**Task inputs**
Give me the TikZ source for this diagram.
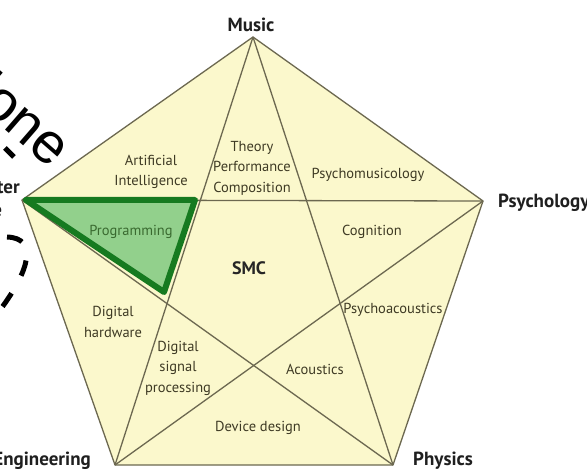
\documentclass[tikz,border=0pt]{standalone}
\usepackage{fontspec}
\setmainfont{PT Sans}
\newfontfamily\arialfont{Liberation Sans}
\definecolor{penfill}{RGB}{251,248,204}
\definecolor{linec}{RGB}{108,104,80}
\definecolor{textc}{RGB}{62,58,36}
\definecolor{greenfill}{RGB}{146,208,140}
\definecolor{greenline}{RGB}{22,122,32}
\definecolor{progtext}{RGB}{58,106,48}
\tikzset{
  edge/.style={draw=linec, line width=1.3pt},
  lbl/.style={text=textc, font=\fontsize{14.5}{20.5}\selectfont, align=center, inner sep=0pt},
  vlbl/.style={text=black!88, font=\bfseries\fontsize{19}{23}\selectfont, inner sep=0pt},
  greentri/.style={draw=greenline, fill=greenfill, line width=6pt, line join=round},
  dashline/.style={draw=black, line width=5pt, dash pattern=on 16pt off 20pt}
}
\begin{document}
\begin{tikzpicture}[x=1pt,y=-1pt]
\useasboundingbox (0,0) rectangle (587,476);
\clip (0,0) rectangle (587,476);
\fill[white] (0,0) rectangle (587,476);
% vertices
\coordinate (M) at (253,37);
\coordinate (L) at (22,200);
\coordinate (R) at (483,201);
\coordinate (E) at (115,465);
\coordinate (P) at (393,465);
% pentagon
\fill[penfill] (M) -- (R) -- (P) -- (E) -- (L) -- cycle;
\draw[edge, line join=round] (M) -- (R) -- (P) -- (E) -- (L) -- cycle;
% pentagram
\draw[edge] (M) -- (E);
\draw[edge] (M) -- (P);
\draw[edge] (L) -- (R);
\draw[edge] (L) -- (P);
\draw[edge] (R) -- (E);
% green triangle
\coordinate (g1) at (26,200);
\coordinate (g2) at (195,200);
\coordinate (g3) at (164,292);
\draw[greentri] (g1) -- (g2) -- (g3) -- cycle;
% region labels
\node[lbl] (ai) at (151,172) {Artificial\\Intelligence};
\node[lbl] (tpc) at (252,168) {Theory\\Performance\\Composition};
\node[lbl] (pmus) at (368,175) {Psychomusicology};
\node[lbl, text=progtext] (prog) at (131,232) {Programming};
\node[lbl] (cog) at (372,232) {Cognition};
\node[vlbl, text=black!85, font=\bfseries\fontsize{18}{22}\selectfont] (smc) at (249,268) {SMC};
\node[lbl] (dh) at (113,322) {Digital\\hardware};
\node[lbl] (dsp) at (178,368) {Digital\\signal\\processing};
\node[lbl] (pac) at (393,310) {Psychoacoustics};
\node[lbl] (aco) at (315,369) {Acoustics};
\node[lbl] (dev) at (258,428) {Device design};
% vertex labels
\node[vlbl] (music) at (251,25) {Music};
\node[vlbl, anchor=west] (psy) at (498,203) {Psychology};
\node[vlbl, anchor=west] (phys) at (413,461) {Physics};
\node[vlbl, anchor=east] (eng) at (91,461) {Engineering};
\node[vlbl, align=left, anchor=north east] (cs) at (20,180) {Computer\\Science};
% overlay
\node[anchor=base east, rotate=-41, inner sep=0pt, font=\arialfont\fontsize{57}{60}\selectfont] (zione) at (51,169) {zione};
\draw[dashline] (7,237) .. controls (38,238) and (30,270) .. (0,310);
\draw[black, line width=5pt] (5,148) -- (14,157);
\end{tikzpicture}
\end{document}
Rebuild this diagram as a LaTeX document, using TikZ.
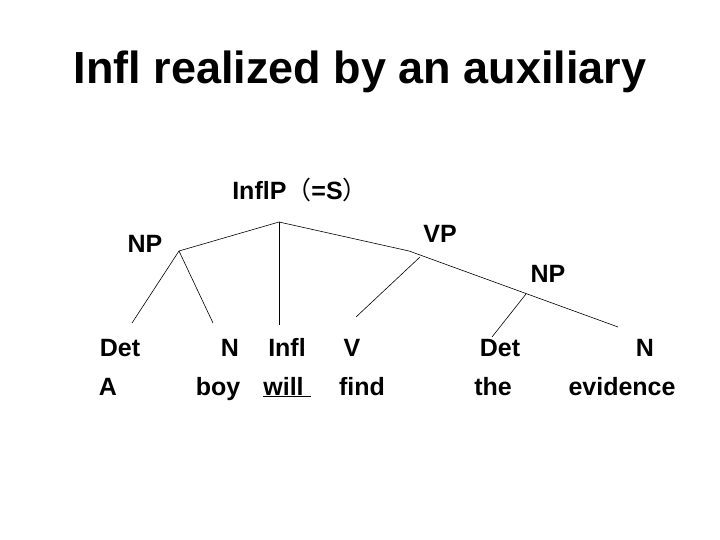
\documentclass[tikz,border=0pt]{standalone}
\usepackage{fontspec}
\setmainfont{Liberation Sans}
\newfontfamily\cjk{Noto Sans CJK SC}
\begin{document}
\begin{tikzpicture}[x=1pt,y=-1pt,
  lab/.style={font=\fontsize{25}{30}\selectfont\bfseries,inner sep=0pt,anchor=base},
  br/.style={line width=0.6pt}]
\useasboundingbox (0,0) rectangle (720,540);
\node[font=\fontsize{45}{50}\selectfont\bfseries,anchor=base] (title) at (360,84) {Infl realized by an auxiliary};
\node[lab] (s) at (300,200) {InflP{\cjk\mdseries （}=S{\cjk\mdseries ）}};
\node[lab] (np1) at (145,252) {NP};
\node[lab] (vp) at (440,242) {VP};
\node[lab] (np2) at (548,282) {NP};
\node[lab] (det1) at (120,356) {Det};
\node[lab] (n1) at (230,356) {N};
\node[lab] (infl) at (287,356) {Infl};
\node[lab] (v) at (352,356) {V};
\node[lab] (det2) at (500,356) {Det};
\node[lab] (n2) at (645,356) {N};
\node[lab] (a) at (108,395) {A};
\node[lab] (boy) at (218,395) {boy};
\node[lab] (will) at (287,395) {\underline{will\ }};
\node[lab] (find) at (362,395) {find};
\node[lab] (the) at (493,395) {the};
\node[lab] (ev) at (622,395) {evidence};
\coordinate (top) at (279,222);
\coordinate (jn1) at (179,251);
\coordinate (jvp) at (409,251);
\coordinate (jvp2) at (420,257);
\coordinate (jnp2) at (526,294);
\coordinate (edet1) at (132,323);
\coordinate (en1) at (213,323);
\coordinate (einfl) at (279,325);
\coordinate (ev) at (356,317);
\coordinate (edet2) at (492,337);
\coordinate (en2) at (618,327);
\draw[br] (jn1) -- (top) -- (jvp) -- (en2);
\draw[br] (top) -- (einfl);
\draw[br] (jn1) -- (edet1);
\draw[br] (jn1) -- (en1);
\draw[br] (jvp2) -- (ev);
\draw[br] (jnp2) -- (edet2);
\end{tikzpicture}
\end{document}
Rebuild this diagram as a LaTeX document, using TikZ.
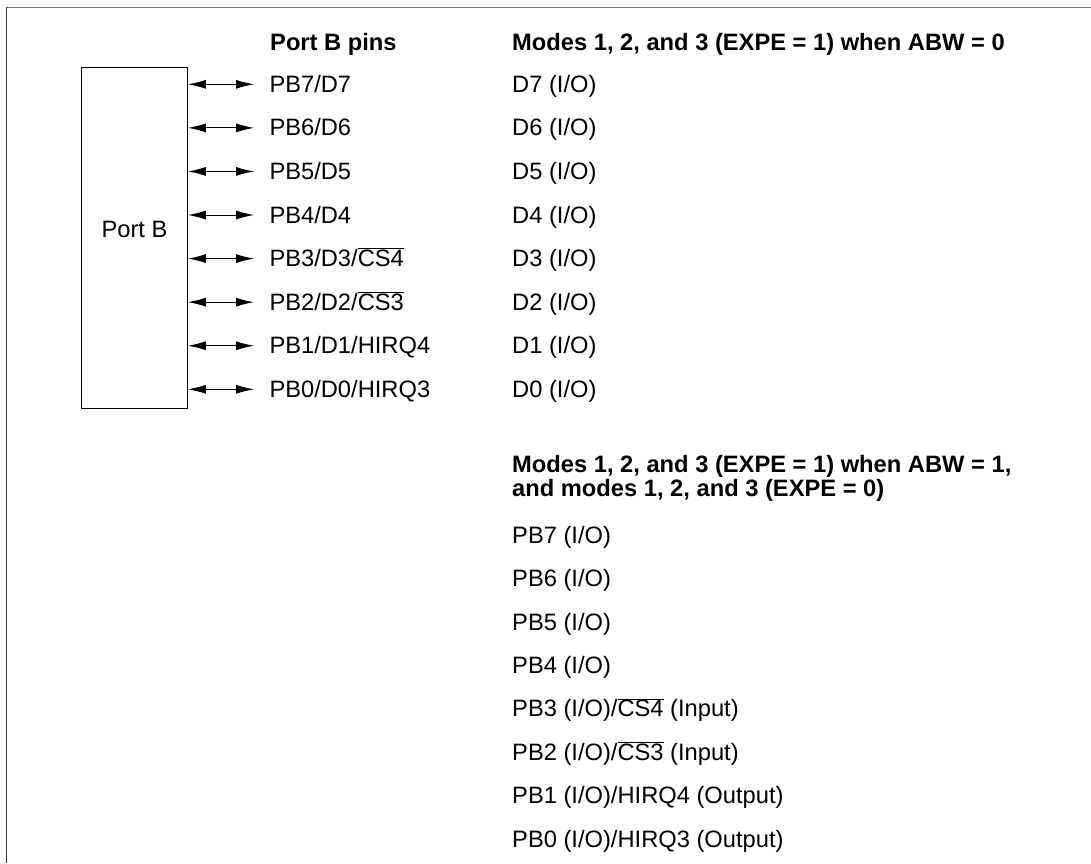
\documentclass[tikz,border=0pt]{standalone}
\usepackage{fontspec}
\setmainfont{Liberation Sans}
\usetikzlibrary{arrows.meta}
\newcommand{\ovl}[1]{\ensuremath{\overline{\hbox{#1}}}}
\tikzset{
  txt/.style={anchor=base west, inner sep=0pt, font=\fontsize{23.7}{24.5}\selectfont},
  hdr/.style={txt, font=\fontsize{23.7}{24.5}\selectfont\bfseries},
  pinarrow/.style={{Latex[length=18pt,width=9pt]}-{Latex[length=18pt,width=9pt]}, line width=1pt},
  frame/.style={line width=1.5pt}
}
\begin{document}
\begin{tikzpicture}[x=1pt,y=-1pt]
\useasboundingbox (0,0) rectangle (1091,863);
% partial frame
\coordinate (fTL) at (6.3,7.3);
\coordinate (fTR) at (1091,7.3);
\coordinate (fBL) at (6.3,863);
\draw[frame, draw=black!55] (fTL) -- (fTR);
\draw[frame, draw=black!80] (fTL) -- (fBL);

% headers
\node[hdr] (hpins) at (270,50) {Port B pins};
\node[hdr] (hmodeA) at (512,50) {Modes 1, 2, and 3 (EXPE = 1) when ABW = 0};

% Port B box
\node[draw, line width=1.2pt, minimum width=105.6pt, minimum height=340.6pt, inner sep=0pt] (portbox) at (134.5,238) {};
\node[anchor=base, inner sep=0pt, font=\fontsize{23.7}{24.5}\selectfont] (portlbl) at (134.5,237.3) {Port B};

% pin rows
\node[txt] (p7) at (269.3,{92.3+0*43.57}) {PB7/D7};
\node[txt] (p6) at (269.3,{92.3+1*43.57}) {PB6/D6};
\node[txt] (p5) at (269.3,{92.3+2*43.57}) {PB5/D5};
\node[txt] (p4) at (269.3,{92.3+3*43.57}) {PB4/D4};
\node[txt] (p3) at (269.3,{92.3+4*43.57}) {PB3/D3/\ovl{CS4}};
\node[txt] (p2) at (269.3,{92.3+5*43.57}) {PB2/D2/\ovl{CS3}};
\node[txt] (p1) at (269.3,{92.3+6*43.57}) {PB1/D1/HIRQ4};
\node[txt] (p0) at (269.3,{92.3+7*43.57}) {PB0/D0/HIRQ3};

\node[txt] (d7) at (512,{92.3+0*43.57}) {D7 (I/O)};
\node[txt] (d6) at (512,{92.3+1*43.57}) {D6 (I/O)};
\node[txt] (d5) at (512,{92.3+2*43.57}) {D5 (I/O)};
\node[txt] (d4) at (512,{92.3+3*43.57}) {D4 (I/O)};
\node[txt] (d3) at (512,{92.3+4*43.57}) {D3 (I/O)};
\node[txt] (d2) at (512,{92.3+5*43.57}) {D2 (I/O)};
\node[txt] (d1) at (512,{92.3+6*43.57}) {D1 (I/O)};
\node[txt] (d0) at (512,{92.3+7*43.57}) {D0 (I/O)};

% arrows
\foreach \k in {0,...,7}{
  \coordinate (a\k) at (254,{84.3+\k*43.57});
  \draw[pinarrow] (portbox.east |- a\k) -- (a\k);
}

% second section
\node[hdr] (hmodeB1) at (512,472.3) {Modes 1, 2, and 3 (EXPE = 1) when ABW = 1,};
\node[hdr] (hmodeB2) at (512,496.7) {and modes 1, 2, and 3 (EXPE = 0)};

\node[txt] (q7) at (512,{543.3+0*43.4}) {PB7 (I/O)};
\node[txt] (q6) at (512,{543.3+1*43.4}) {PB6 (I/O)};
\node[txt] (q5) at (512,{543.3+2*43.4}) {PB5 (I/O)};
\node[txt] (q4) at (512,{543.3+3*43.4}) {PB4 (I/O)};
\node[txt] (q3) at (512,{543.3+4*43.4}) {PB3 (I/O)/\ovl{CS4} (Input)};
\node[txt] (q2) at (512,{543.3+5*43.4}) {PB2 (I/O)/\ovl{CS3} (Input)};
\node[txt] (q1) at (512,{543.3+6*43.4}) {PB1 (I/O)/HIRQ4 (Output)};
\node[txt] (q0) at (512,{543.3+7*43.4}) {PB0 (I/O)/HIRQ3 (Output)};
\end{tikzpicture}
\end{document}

--

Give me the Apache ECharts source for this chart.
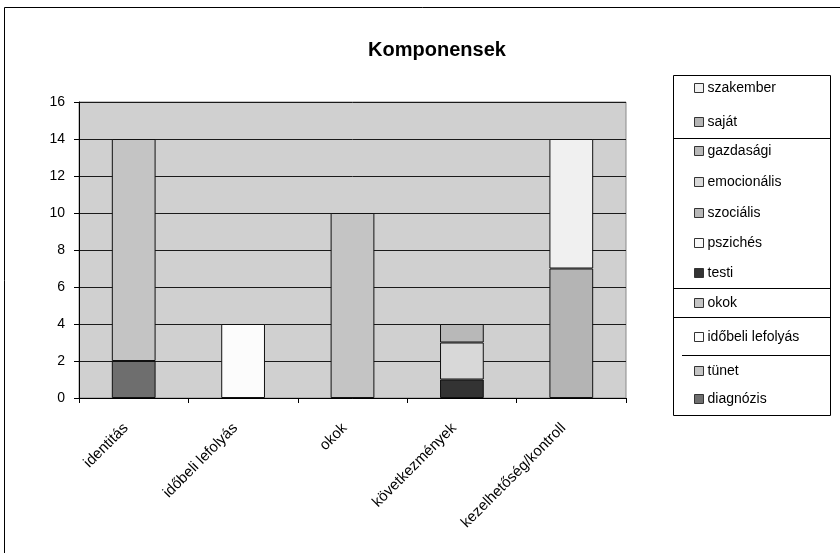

**What the exercise asks**
Copy out every line of the data that includes "this".

**Complete answer**
Give me the TikZ source for this diagram.
Rebuild this diagram as a LaTeX document, using TikZ.
Rebuild this diagram as a LaTeX document, using TikZ.
Give me the Apache ECharts source for this chart.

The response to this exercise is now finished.